*EXERCISE REQUIREMENTS*:
Copy the data precisely, character for character, and leave out every picture.
--- Start SOURCE MATERIAL ---
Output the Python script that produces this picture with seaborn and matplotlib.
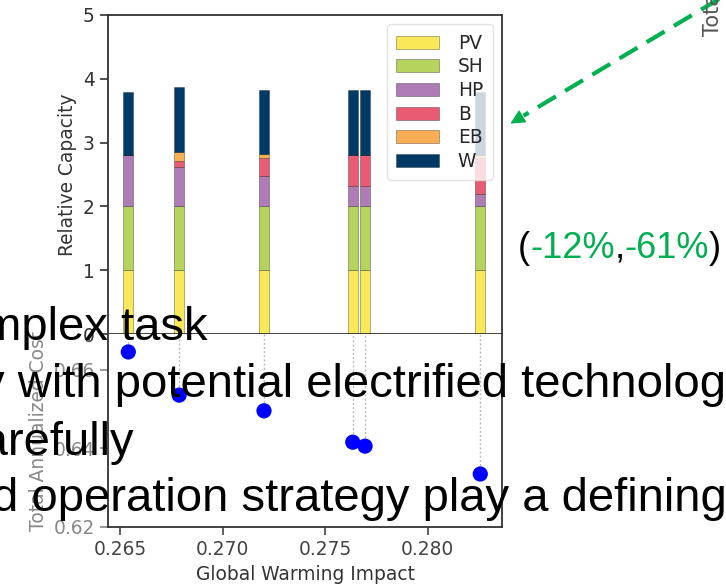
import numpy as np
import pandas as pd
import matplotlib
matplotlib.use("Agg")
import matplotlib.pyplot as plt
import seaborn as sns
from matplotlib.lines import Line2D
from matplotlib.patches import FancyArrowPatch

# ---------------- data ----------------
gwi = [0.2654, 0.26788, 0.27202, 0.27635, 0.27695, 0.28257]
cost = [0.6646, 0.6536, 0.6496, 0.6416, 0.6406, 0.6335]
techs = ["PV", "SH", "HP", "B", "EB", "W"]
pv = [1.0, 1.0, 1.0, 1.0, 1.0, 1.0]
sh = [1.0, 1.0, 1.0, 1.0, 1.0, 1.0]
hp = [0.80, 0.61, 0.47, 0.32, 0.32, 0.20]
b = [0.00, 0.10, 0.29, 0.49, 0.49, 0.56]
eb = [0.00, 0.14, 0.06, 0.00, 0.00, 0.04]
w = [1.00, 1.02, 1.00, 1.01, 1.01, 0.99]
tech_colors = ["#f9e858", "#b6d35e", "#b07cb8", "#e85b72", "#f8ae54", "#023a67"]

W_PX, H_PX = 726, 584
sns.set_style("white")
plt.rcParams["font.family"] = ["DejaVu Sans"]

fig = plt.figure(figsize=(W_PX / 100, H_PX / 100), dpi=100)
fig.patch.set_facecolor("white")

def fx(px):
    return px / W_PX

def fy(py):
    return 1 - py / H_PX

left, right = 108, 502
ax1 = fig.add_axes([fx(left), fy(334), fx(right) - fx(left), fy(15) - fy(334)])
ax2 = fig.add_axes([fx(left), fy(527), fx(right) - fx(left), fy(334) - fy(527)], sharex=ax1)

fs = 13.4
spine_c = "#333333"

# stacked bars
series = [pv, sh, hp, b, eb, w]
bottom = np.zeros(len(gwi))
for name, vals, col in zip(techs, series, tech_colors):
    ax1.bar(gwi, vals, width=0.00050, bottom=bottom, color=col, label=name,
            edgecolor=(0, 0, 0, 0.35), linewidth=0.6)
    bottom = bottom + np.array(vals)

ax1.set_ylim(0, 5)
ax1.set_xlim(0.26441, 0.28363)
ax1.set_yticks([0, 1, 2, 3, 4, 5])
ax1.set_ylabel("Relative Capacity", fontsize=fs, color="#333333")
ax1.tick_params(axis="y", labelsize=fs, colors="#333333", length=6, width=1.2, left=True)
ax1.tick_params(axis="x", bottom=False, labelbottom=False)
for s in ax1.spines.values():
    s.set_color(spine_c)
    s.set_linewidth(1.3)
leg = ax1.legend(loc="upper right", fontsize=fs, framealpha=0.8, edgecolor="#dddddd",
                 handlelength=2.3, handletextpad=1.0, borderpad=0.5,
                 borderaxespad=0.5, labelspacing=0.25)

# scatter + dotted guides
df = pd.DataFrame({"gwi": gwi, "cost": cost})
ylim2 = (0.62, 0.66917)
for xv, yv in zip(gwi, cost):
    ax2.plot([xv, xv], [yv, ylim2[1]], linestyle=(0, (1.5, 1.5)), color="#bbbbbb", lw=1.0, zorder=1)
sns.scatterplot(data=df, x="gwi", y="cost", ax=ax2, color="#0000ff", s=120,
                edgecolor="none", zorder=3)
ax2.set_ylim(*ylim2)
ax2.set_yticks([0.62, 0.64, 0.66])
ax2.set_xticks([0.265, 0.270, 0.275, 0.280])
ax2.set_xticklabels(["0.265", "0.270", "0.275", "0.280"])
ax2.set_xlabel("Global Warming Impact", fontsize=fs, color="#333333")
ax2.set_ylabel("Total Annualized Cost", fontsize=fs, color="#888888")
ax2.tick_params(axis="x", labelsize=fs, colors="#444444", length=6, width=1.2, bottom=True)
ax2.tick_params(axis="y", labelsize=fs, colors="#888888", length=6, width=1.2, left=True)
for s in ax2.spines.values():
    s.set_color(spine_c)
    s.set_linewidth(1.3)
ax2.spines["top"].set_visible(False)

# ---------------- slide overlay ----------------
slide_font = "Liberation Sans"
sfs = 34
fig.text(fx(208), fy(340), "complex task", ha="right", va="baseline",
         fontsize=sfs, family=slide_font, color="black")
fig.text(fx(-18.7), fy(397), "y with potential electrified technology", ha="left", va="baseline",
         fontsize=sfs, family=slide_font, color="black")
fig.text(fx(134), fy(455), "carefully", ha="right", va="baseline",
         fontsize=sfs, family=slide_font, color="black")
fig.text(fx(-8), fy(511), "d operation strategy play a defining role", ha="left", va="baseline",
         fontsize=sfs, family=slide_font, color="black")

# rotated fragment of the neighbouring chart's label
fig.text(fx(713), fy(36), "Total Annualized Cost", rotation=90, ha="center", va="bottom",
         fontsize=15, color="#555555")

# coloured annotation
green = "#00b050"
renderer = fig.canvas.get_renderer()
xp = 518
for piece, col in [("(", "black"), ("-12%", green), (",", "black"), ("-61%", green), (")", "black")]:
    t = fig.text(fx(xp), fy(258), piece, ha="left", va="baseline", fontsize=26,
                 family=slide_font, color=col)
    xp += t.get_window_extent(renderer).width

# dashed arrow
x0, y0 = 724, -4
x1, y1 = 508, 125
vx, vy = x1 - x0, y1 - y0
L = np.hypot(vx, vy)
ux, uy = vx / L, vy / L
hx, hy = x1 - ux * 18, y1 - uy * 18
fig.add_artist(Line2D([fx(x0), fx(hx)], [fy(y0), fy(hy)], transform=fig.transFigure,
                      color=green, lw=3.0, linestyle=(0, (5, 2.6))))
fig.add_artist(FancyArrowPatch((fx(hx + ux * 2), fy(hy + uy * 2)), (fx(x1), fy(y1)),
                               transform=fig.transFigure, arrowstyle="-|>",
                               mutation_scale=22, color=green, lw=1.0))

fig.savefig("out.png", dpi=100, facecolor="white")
--- End SOURCE MATERIAL ---
*TASK RESPONSE*:
Output the Python script that produces this picture with seaborn and matplotlib.
import numpy as np
import pandas as pd
import matplotlib
matplotlib.use("Agg")
import matplotlib.pyplot as plt
import seaborn as sns
from matplotlib.lines import Line2D
from matplotlib.patches import FancyArrowPatch

# ---------------- data ----------------
gwi = [0.2654, 0.26788, 0.27202, 0.27635, 0.27695, 0.28257]
cost = [0.6646, 0.6536, 0.6496, 0.6416, 0.6406, 0.6335]
techs = ["PV", "SH", "HP", "B", "EB", "W"]
pv = [1.0, 1.0, 1.0, 1.0, 1.0, 1.0]
sh = [1.0, 1.0, 1.0, 1.0, 1.0, 1.0]
hp = [0.80, 0.61, 0.47, 0.32, 0.32, 0.20]
b = [0.00, 0.10, 0.29, 0.49, 0.49, 0.56]
eb = [0.00, 0.14, 0.06, 0.00, 0.00, 0.04]
w = [1.00, 1.02, 1.00, 1.01, 1.01, 0.99]
tech_colors = ["#f9e858", "#b6d35e", "#b07cb8", "#e85b72", "#f8ae54", "#023a67"]

W_PX, H_PX = 726, 584
sns.set_style("white")
plt.rcParams["font.family"] = ["DejaVu Sans"]

fig = plt.figure(figsize=(W_PX / 100, H_PX / 100), dpi=100)
fig.patch.set_facecolor("white")

def fx(px):
    return px / W_PX

def fy(py):
    return 1 - py / H_PX

left, right = 108, 502
ax1 = fig.add_axes([fx(left), fy(334), fx(right) - fx(left), fy(15) - fy(334)])
ax2 = fig.add_axes([fx(left), fy(527), fx(right) - fx(left), fy(334) - fy(527)], sharex=ax1)

fs = 13.4
spine_c = "#333333"

# stacked bars
series = [pv, sh, hp, b, eb, w]
bottom = np.zeros(len(gwi))
for name, vals, col in zip(techs, series, tech_colors):
    ax1.bar(gwi, vals, width=0.00050, bottom=bottom, color=col, label=name,
            edgecolor=(0, 0, 0, 0.35), linewidth=0.6)
    bottom = bottom + np.array(vals)

ax1.set_ylim(0, 5)
ax1.set_xlim(0.26441, 0.28363)
ax1.set_yticks([0, 1, 2, 3, 4, 5])
ax1.set_ylabel("Relative Capacity", fontsize=fs, color="#333333")
ax1.tick_params(axis="y", labelsize=fs, colors="#333333", length=6, width=1.2, left=True)
ax1.tick_params(axis="x", bottom=False, labelbottom=False)
for s in ax1.spines.values():
    s.set_color(spine_c)
    s.set_linewidth(1.3)
leg = ax1.legend(loc="upper right", fontsize=fs, framealpha=0.8, edgecolor="#dddddd",
                 handlelength=2.3, handletextpad=1.0, borderpad=0.5,
                 borderaxespad=0.5, labelspacing=0.25)

# scatter + dotted guides
df = pd.DataFrame({"gwi": gwi, "cost": cost})
ylim2 = (0.62, 0.66917)
for xv, yv in zip(gwi, cost):
    ax2.plot([xv, xv], [yv, ylim2[1]], linestyle=(0, (1.5, 1.5)), color="#bbbbbb", lw=1.0, zorder=1)
sns.scatterplot(data=df, x="gwi", y="cost", ax=ax2, color="#0000ff", s=120,
                edgecolor="none", zorder=3)
ax2.set_ylim(*ylim2)
ax2.set_yticks([0.62, 0.64, 0.66])
ax2.set_xticks([0.265, 0.270, 0.275, 0.280])
ax2.set_xticklabels(["0.265", "0.270", "0.275", "0.280"])
ax2.set_xlabel("Global Warming Impact", fontsize=fs, color="#333333")
ax2.set_ylabel("Total Annualized Cost", fontsize=fs, color="#888888")
ax2.tick_params(axis="x", labelsize=fs, colors="#444444", length=6, width=1.2, bottom=True)
ax2.tick_params(axis="y", labelsize=fs, colors="#888888", length=6, width=1.2, left=True)
for s in ax2.spines.values():
    s.set_color(spine_c)
    s.set_linewidth(1.3)
ax2.spines["top"].set_visible(False)

# ---------------- slide overlay ----------------
slide_font = "Liberation Sans"
sfs = 34
fig.text(fx(208), fy(340), "complex task", ha="right", va="baseline",
         fontsize=sfs, family=slide_font, color="black")
fig.text(fx(-18.7), fy(397), "y with potential electrified technology", ha="left", va="baseline",
         fontsize=sfs, family=slide_font, color="black")
fig.text(fx(134), fy(455), "carefully", ha="right", va="baseline",
         fontsize=sfs, family=slide_font, color="black")
fig.text(fx(-8), fy(511), "d operation strategy play a defining role", ha="left", va="baseline",
         fontsize=sfs, family=slide_font, color="black")

# rotated fragment of the neighbouring chart's label
fig.text(fx(713), fy(36), "Total Annualized Cost", rotation=90, ha="center", va="bottom",
         fontsize=15, color="#555555")

# coloured annotation
green = "#00b050"
renderer = fig.canvas.get_renderer()
xp = 518
for piece, col in [("(", "black"), ("-12%", green), (",", "black"), ("-61%", green), (")", "black")]:
    t = fig.text(fx(xp), fy(258), piece, ha="left", va="baseline", fontsize=26,
                 family=slide_font, color=col)
    xp += t.get_window_extent(renderer).width

# dashed arrow
x0, y0 = 724, -4
x1, y1 = 508, 125
vx, vy = x1 - x0, y1 - y0
L = np.hypot(vx, vy)
ux, uy = vx / L, vy / L
hx, hy = x1 - ux * 18, y1 - uy * 18
fig.add_artist(Line2D([fx(x0), fx(hx)], [fy(y0), fy(hy)], transform=fig.transFigure,
                      color=green, lw=3.0, linestyle=(0, (5, 2.6))))
fig.add_artist(FancyArrowPatch((fx(hx + ux * 2), fy(hy + uy * 2)), (fx(x1), fy(y1)),
                               transform=fig.transFigure, arrowstyle="-|>",
                               mutation_scale=22, color=green, lw=1.0))

fig.savefig("out.png", dpi=100, facecolor="white")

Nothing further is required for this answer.